Yakke Wali is a 1957 Pakistani Punjabi-language film directed by M. J. Rana and produced by Bari Malik. It tells the story of a woman who earns a living by driving a tanga. Musarrat Nazir played the title role in the film with Sudhir, M. Ajmal and Neelo in prominent roles.

Yakke Wali is inspired by the short story "License" by Saadat Hassan Manto.

Yakke Wali was successful at the box office and received rave reviews.

The film was such a hit at the box office that the producer built a film studio in Lahore called Bari Studio from the film's earnings.

== Plot ==
Yakke Wali revolves around a hardworking and brave Punjabi woman, Laali, who supports her family by driving a tanga. She drives around her village but one day owing to her fight with some of the villagers, she leaves the village and goes to the city of Lahore.
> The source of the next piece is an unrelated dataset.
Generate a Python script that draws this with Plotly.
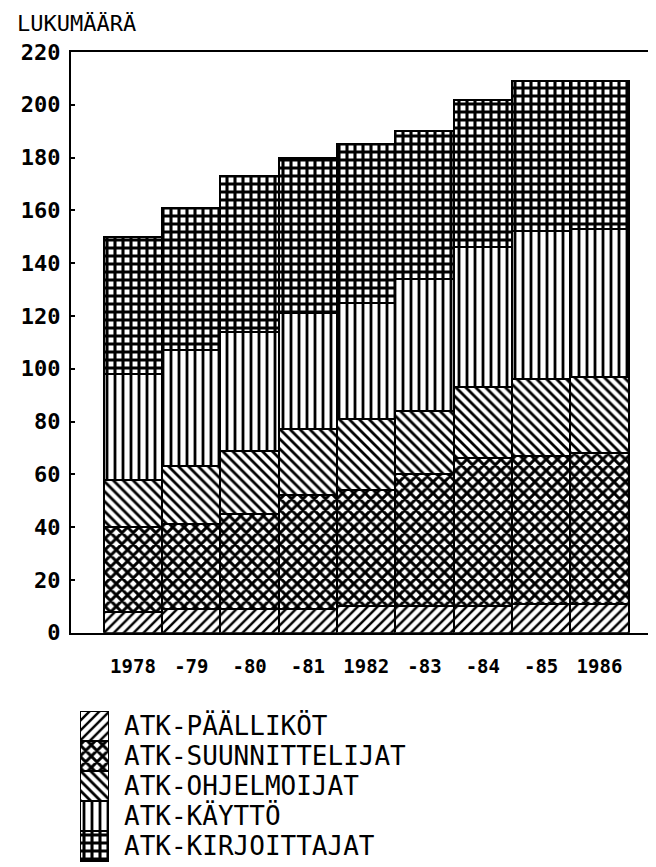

Being a female in Lahore, it becomes difficult for her to drive the tanga, so she decides to disguise herself as a man and starts driving to make a living.

== Cast ==
- Musarrat Nazir as Laali
- Sudhir as Aslam
- Zarif
- Nazar
- Ilyas Kashmiri
- M. Ajmal
- Neelo
- Zeenat Begum
- Sultan Rahi (as extra character)

== Production ==
After the success of Mahi Munda (1956), Bari Malik decide to produce another film with the same team, and starred Musarrat Nazir and Sudhir again as leads.

== Music ==

All music is scored by music director Ghulam Ahmed Chishti and film songs and dialogue were by Ahmad Rahi.